Entre une parole attendue, sous contrôle, induite par le modèle vertical descendant de la « pédagogie traditionnelle » et une parole « conquise » « libérée », « faussement émancipatrice » d’un modèle vertical ascendant, Jean-Pierre Gaté explore les propositions pédagogiques formulées par Antoine de La Garanderie en faveur d’une parole au service de l’apprentissage et du développement personnel de l’élève.
Pour sa part, Myriam Martin éprouve auprès d’enfants de petite et moyenne sections, dans le cadre d’une activité à visée philosophique, un « savoir parler pour penser ». C’est sur ce même terrain, celui de la discussion à visée philosophique –à l’école primaire cette fois -, que Pierre Usclat ayant dénoncé les écueils d’une parole enseignante prisonnière d’une rationalité étriquée et obnubilée par les compétences, pratique une pédagogie de l’alliance, un dialogue gommant l’asymétrie entre ce qu’expriment les élèves et auxquels les enseignants sont sensibles et ce que ces derniers mettent en place et auxquels les élèves accordent du crédit.

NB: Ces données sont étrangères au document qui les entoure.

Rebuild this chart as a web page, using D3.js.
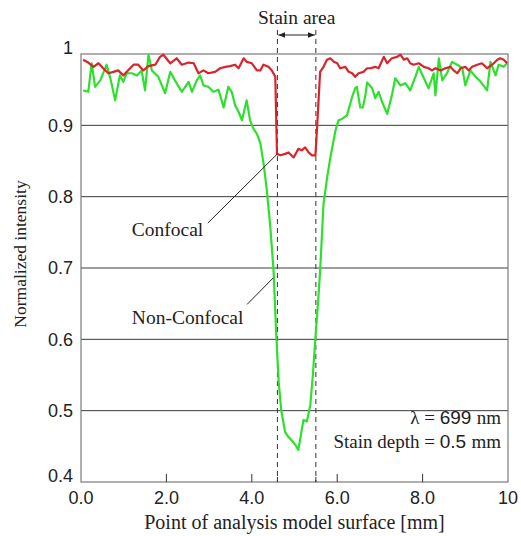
<!DOCTYPE html>
<html>
<head>
<meta charset="utf-8">
<script src="https://cdn.jsdelivr.net/npm/d3@7"></script>
<style>
  body { margin: 0; background: #fff; }
  .serif { font-family: "Liberation Serif", "Times New Roman", serif; }
  .sans { font-family: "Liberation Sans", Arial, sans-serif; }
</style>
</head>
<body>
<div id="chart"></div>
<script>
// confocal (red) profile
var confX = [0.05,0.17,0.29,0.41,0.52,0.64,0.76,0.87,0.99,1.10,1.23,1.34,1.46,1.58,1.74,1.85,1.93,2.09,2.24,2.36,2.52,2.64,2.75,2.87,2.98,3.14,3.26,3.38,3.49,3.61,3.69,3.81,3.88,4.00,4.12,4.20,4.27,4.39,4.47,4.55,4.59,4.67,4.78,4.86,4.98,5.09,5.17,5.25,5.33,5.41,5.49,5.53,5.60,5.68,5.76,5.84,5.92,6.00,6.07,6.19,6.27,6.35,6.42,6.50,6.62,6.70,6.78,6.89,6.97,7.09,7.17,7.28,7.40,7.48,7.56,7.64,7.71,7.79,7.91,8.03,8.14,8.22,8.30,8.42,8.53,8.65,8.73,8.81,8.89,9.00,9.08,9.16,9.28,9.39,9.51,9.63,9.75,9.82,9.90,9.98];
var confY = [0.992,0.988,0.982,0.987,0.980,0.973,0.975,0.977,0.970,0.977,0.985,0.985,0.977,0.983,0.985,0.996,0.999,0.987,0.994,0.985,0.988,0.987,0.973,0.977,0.973,0.975,0.980,0.982,0.983,0.985,0.980,0.994,0.989,0.987,0.977,0.977,0.985,0.982,0.977,0.968,0.860,0.858,0.860,0.862,0.855,0.867,0.865,0.869,0.862,0.858,0.858,0.898,0.975,0.982,0.992,0.994,0.989,0.987,0.980,0.982,0.975,0.973,0.968,0.973,0.975,0.980,0.980,0.982,0.980,0.996,0.987,0.994,0.996,0.999,0.992,0.994,0.987,0.985,0.987,0.982,0.980,0.977,0.980,0.977,0.980,0.982,0.977,0.973,0.980,0.982,0.977,0.982,0.985,0.987,0.980,0.985,0.992,0.994,0.992,0.987];

// non-confocal (green) profile
var nonConfX = [0.05,0.17,0.25,0.33,0.45,0.60,0.68,0.80,0.91,0.99,1.07,1.19,1.31,1.42,1.50,1.58,1.66,1.81,1.97,2.09,2.20,2.36,2.52,2.60,2.71,2.79,2.87,2.98,3.10,3.22,3.34,3.45,3.53,3.61,3.69,3.77,3.88,3.96,4.04,4.12,4.20,4.28,4.35,4.43,4.51,4.57,4.63,4.69,4.78,4.86,4.94,5.02,5.09,5.17,5.21,5.29,5.37,5.43,5.49,5.55,5.60,5.68,5.76,5.84,5.96,6.03,6.11,6.23,6.35,6.42,6.46,6.54,6.60,6.66,6.70,6.82,6.89,6.97,7.05,7.17,7.28,7.36,7.48,7.60,7.71,7.83,7.91,8.03,8.14,8.26,8.30,8.38,8.46,8.57,8.69,8.81,8.93,9.00,9.12,9.24,9.36,9.51,9.59,9.71,9.78,9.90,9.98];
var nonConfY = [0.949,0.947,0.987,0.954,0.963,0.985,0.968,0.935,0.970,0.961,0.973,0.973,0.970,0.977,0.949,0.999,0.977,0.968,0.945,0.975,0.963,0.947,0.961,0.947,0.963,0.970,0.956,0.954,0.947,0.950,0.925,0.954,0.947,0.928,0.919,0.907,0.935,0.907,0.895,0.888,0.875,0.845,0.810,0.760,0.696,0.610,0.540,0.500,0.470,0.463,0.458,0.452,0.445,0.473,0.487,0.485,0.508,0.550,0.602,0.650,0.696,0.790,0.825,0.855,0.893,0.907,0.909,0.914,0.940,0.952,0.954,0.925,0.925,0.942,0.960,0.952,0.938,0.947,0.933,0.916,0.942,0.966,0.956,0.959,0.949,0.968,0.982,0.966,0.952,0.973,0.942,0.994,0.963,0.973,0.989,0.985,0.980,0.956,0.977,0.968,0.961,0.949,0.989,0.970,0.985,0.982,0.987];

var xTicks = [0, 2, 4, 6, 8, 10];
var xTickLabels = ["0.0", "2.0", "4.0", "6.0", "8.0", "10"];
var yTicks = [0.4, 0.5, 0.6, 0.7, 0.8, 0.9, 1];
var yTickLabels = ["0.4", "0.5", "0.6", "0.7", "0.8", "0.9", "1"];
var stainEdges = [4.6, 5.5];

var W = 521, H = 536;
var margin = { top: 54, right: 13, bottom: 54, left: 81 };
var width = W - margin.left - margin.right;
var height = H - margin.top - margin.bottom;

var svg = d3.select("#chart").append("svg")
    .attr("width", W)
    .attr("height", H);

var g = svg.append("g")
    .attr("transform", "translate(" + margin.left + "," + margin.top + ")");

var x = d3.scaleLinear().domain([0, 10]).range([0, width]);
var y = d3.scaleLinear().domain([0.4, 1]).range([height, 0]);

// horizontal grid lines
g.append("g").selectAll("line")
    .data(yTicks.slice(1, -1))
    .enter().append("line")
    .attr("x1", 0).attr("x2", width)
    .attr("y1", function(d) { return y(d); })
    .attr("y2", function(d) { return y(d); })
    .attr("stroke", "#3a3a3a")
    .attr("stroke-width", 1);

// frame
g.append("rect")
    .attr("x", 0).attr("y", 0)
    .attr("width", width).attr("height", height)
    .attr("fill", "none")
    .attr("stroke", "#7a7a7a")
    .attr("stroke-width", 1.2);

// bottom ticks (inside)
g.append("g").selectAll("line")
    .data(xTicks.slice(1, -1))
    .enter().append("line")
    .attr("x1", function(d) { return x(d); })
    .attr("x2", function(d) { return x(d); })
    .attr("y1", height).attr("y2", height - 8)
    .attr("stroke", "#333");
g.append("g").selectAll("line")
    .data(stainEdges)
    .enter().append("line")
    .attr("x1", function(d) { return x(d); })
    .attr("x2", function(d) { return x(d); })
    .attr("y1", height).attr("y2", height - 5)
    .attr("stroke", "#333");

// tick labels
g.append("g").selectAll("text")
    .data(xTicks)
    .enter().append("text")
    .attr("class", "sans")
    .attr("x", function(d) { return x(d); })
    .attr("y", height + 22)
    .attr("text-anchor", "middle")
    .style("font-size", "18px")
    .attr("fill", "#222")
    .text(function(d, i) { return xTickLabels[i]; });

g.append("g").selectAll("text")
    .data(yTicks)
    .enter().append("text")
    .attr("class", "sans")
    .attr("x", -8)
    .attr("y", function(d, i) {
        var off = (i == 0 || i == yTicks.length - 1) ? -6 : 0;
        return y(d) + off;
    })
    .attr("dy", "0.35em")
    .attr("text-anchor", "end")
    .style("font-size", "18px")
    .attr("fill", "#222")
    .text(function(d, i) { return yTickLabels[i]; });

// axis titles
svg.append("text")
    .attr("class", "serif")
    .attr("x", margin.left + width / 2)
    .attr("y", H - 7)
    .attr("text-anchor", "middle")
    .style("font-size", "20px")
    .attr("fill", "#222")
    .text("Point of analysis model surface [mm]");

svg.append("text")
    .attr("class", "serif")
    .attr("transform", "translate(26," + (margin.top + height / 2 - 14) + ") rotate(-90)")
    .attr("text-anchor", "middle")
    .style("font-size", "17.5px")
    .attr("fill", "#222")
    .text("Normalized intensity");

// stain area markers
g.append("g").selectAll("line")
    .data(stainEdges)
    .enter().append("line")
    .attr("x1", function(d) { return x(d); })
    .attr("x2", function(d) { return x(d); })
    .attr("y1", -24).attr("y2", height)
    .attr("stroke", "#333")
    .attr("stroke-width", 1)
    .attr("stroke-dasharray", "5,4");

var defs = svg.append("defs");
defs.append("marker")
    .attr("id", "arr")
    .attr("viewBox", "0 0 10 10")
    .attr("refX", 10).attr("refY", 5)
    .attr("markerWidth", 7).attr("markerHeight", 7)
    .attr("orient", "auto-start-reverse")
    .append("path")
    .attr("d", "M0,1L10,5L0,9Z")
    .attr("fill", "#222");

g.append("line")
    .attr("x1", x(stainEdges[0]) + 1).attr("x2", x(stainEdges[1]) - 1)
    .attr("y1", -19).attr("y2", -19)
    .attr("stroke", "#222")
    .attr("stroke-width", 1)
    .attr("marker-start", "url(#arr)")
    .attr("marker-end", "url(#arr)");

g.append("text")
    .attr("class", "serif")
    .attr("x", x((stainEdges[0] + stainEdges[1]) / 2))
    .attr("y", -30)
    .attr("text-anchor", "middle")
    .style("font-size", "19.5px")
    .attr("fill", "#222")
    .text("Stain area");

// data lines
var line = d3.line()
    .x(function(d) { return x(d[0]); })
    .y(function(d) { return y(d[1]); });

g.append("path")
    .datum(d3.zip(nonConfX, nonConfY))
    .attr("d", line)
    .attr("fill", "none")
    .attr("stroke", "#2ee02e")
    .attr("stroke-width", 2.2)
    .attr("stroke-linejoin", "round");

g.append("path")
    .datum(d3.zip(confX, confY))
    .attr("d", line)
    .attr("fill", "none")
    .attr("stroke", "#d9242b")
    .attr("stroke-width", 2.2)
    .attr("stroke-linejoin", "round");

// annotations
var notes = [
    { label: "Confocal", tx: 1.19, ty: 0.745, from: [2.97, 0.763], to: [4.6, 0.860] },
    { label: "Non-Confocal", tx: 1.19, ty: 0.622, from: [3.89, 0.649], to: [4.5, 0.686] }
];
notes.forEach(function(n) {
    g.append("line")
        .attr("x1", x(n.from[0])).attr("y1", y(n.from[1]))
        .attr("x2", x(n.to[0])).attr("y2", y(n.to[1]))
        .attr("stroke", "#222")
        .attr("stroke-width", 1);
    g.append("text")
        .attr("class", "serif")
        .attr("x", x(n.tx))
        .attr("y", y(n.ty))
        .style("font-size", "19.5px")
        .attr("fill", "#222")
        .text(n.label);
});

// conditions
var cond = g.append("text")
    .attr("class", "sans")
    .attr("x", width - 7)
    .attr("y", y(0.4) - 58)
    .attr("text-anchor", "end")
    .style("font-size", "19px")
    .attr("fill", "#222");
cond.append("tspan").attr("class", "serif").text("λ");
cond.append("tspan").attr("class", "serif").text(" = ");
cond.append("tspan").text("699 ");
cond.append("tspan").attr("class", "serif").text("nm");

var cond2 = g.append("text")
    .attr("class", "sans")
    .attr("x", width - 7)
    .attr("y", y(0.4) - 34)
    .attr("text-anchor", "end")
    .style("font-size", "19px")
    .attr("fill", "#222");
cond2.append("tspan").attr("class", "serif").text("Stain depth = ");
cond2.append("tspan").text("0.5 ");
cond2.append("tspan").attr("class", "serif").text("mm");
</script>
</body>
</html>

Toujours sur le terrain, conflictuel celui-ci, Randall Butler expose les conditions et les vertus d’un dialogue entre des juifs et des musulmans, dialogue qui permet aux uns et aux autres de mettre en mot et à distance leur réalité, de symboliser leur existence, d’exprimer la part intime du vivant humain sans pour autant céder aux passions et tumultes intérieurs. La parole de prière, cette forme de relation avec Dieu, évoquée par François Chirpaz fait elle aussi rupture avec la violence, celle du sacrifice, et a, elle aussi, besoin de passer par le porche du silence, le silence de l’intime.